Despite taking another championship for Ferrari in 1977, Lauda’s relationship with Enzo was strained. He left for Brabham the following year. By the end of the ’85 season, after achieving a third title with McLaren, Lauda hung up his driving gloves, and the following year he took on a consultancy role with Ferrari and Fiat. Which led to the most pressing question of any new job: what company car should I pick?
In Lauda’s mind, the answer was obvious: the Ferrari 288 GTO. The problem was, production was all accounted for. In his signature purple ink, Enzo Ferrari had personally signed off each and every one of the 271 clients who were granted the privilege of ownership. By the time Lauda asked the question, the answer was a respectful but frank impossible!
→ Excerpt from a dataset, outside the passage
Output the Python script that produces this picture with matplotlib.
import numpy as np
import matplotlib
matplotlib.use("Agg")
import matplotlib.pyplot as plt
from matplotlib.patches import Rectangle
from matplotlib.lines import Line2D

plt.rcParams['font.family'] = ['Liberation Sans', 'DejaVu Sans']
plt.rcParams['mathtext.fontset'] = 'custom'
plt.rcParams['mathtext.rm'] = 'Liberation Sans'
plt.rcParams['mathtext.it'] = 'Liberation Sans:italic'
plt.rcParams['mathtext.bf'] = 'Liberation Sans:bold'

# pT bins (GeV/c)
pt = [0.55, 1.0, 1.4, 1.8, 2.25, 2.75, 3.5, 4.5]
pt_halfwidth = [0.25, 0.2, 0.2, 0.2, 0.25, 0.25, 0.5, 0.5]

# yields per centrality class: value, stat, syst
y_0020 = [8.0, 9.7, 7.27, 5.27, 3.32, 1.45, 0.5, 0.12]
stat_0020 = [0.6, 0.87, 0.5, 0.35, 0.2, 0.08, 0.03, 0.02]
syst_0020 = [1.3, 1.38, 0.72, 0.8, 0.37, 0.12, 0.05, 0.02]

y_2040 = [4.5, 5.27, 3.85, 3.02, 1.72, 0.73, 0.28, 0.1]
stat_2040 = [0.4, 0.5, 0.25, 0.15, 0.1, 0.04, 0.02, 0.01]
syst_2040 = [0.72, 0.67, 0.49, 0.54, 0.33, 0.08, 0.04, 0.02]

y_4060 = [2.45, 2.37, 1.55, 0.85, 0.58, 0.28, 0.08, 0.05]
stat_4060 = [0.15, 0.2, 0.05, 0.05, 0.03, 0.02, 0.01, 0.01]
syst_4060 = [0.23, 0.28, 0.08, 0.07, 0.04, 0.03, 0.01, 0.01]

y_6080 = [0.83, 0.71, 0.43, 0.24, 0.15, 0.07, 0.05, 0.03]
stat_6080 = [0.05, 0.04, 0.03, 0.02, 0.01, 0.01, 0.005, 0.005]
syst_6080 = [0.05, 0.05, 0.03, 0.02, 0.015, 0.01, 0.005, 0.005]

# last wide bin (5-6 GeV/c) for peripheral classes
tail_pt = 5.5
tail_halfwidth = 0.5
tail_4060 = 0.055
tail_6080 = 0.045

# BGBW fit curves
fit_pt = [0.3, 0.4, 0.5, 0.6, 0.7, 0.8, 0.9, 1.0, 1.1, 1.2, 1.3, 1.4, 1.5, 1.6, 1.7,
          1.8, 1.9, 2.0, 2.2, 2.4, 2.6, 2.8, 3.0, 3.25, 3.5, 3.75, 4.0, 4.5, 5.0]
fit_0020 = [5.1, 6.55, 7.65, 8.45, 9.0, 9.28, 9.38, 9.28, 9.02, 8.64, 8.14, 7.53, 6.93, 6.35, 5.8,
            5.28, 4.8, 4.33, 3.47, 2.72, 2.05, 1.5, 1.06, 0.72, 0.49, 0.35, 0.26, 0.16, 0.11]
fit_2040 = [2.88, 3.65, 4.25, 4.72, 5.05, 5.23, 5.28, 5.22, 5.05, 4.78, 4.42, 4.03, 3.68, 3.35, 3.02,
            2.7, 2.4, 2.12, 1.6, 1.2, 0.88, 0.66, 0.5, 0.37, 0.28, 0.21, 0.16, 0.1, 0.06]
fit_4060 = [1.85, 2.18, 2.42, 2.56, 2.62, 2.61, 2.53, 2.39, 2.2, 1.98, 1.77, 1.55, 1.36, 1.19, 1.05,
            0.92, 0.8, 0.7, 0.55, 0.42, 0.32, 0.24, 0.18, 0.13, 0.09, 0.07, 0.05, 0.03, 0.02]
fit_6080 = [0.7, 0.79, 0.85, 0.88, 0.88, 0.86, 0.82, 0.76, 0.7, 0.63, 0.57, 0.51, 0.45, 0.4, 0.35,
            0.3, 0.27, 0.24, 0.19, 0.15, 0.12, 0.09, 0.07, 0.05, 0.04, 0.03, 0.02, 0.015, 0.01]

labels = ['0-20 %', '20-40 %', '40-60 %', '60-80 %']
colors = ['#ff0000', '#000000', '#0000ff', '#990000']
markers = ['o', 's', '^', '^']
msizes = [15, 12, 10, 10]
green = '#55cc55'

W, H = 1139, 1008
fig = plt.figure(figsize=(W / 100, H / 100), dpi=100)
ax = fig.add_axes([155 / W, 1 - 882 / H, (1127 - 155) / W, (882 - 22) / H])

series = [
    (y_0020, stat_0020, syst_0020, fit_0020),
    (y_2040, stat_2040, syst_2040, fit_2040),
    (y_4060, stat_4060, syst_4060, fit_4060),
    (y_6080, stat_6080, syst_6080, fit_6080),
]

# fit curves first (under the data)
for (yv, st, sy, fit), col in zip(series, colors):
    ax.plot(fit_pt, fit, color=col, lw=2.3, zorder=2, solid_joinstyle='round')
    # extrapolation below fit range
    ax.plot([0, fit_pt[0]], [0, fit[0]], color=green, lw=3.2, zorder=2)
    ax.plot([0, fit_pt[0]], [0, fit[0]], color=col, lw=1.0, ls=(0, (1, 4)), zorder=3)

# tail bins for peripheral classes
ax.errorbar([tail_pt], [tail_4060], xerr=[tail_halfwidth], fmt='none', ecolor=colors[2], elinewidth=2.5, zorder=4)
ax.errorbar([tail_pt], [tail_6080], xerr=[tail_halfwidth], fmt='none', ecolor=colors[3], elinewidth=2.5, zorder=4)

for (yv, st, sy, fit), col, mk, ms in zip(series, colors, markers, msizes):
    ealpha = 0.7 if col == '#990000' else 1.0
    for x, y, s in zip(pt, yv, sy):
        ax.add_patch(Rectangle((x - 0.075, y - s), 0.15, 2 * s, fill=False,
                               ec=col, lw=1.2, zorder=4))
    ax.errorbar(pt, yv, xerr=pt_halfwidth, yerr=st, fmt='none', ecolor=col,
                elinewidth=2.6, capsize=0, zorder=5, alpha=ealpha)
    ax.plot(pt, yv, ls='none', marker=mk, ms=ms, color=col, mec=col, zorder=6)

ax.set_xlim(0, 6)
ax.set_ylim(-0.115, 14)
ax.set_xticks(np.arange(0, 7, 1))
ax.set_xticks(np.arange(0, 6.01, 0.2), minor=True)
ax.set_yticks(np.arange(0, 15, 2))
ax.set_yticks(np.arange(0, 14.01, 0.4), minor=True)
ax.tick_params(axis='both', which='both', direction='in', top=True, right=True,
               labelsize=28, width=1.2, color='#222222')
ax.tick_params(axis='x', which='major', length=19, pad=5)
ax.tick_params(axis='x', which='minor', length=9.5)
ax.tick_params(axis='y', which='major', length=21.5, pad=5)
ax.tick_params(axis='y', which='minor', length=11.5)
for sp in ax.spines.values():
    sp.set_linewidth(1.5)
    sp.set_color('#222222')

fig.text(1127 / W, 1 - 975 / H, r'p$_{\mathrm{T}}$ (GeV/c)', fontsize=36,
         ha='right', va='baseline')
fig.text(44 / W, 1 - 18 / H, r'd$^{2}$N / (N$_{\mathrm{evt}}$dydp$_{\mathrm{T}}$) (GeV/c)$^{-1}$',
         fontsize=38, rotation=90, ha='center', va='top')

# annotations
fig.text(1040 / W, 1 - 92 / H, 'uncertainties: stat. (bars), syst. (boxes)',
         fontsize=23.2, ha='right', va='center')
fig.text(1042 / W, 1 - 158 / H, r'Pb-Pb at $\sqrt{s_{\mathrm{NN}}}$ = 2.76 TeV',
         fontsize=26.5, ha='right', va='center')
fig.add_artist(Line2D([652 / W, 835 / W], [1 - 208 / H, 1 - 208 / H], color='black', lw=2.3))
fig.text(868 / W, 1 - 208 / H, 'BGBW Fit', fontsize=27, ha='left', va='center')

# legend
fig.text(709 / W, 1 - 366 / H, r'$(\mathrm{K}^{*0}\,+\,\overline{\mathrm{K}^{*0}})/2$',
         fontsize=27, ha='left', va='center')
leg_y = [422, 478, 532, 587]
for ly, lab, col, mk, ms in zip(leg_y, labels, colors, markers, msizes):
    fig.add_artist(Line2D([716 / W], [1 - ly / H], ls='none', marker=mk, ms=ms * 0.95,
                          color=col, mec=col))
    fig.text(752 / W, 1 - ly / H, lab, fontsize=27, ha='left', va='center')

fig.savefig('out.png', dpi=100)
Ever the networker, Lauda turned to Vittorio Ghidella, the CEO of Fiat, and before you knew it, Ferrari and Ghidella had concluded that even though production had finished, for Lauda an exception could be made and one more GTO would be brought into the world. The significant cost would be split between the two companies.
And so it was that in March 1986, Lauda’s new company car was ready to be handed over. A discreet presentation was held on neutral ground at an airfield in Reggio Emilia, before Lauda drove – at some haste – back to Salzburg, accompanied by Austrian journalist Herbert Völker. ‘“Can you feel the tail trying to swing out?” asked the champ. Yes I could, and I wish I couldn’t,’ Völker would later write.
Unsurprisingly, a triple F1 champion travelling by new supercar wearing temporary registration plates for foreign export saw cars try to give chase, impromptu conversations at toll booths and crowds gather at petrol stations.
Once ensconced in his home’s garage, Lauda kept the EE 304 AK plates on the car, where they remain to this day. Now in private ownership, the story behind the last 288 GTO made, a totem of a rift healed, surely makes it the most desired of all.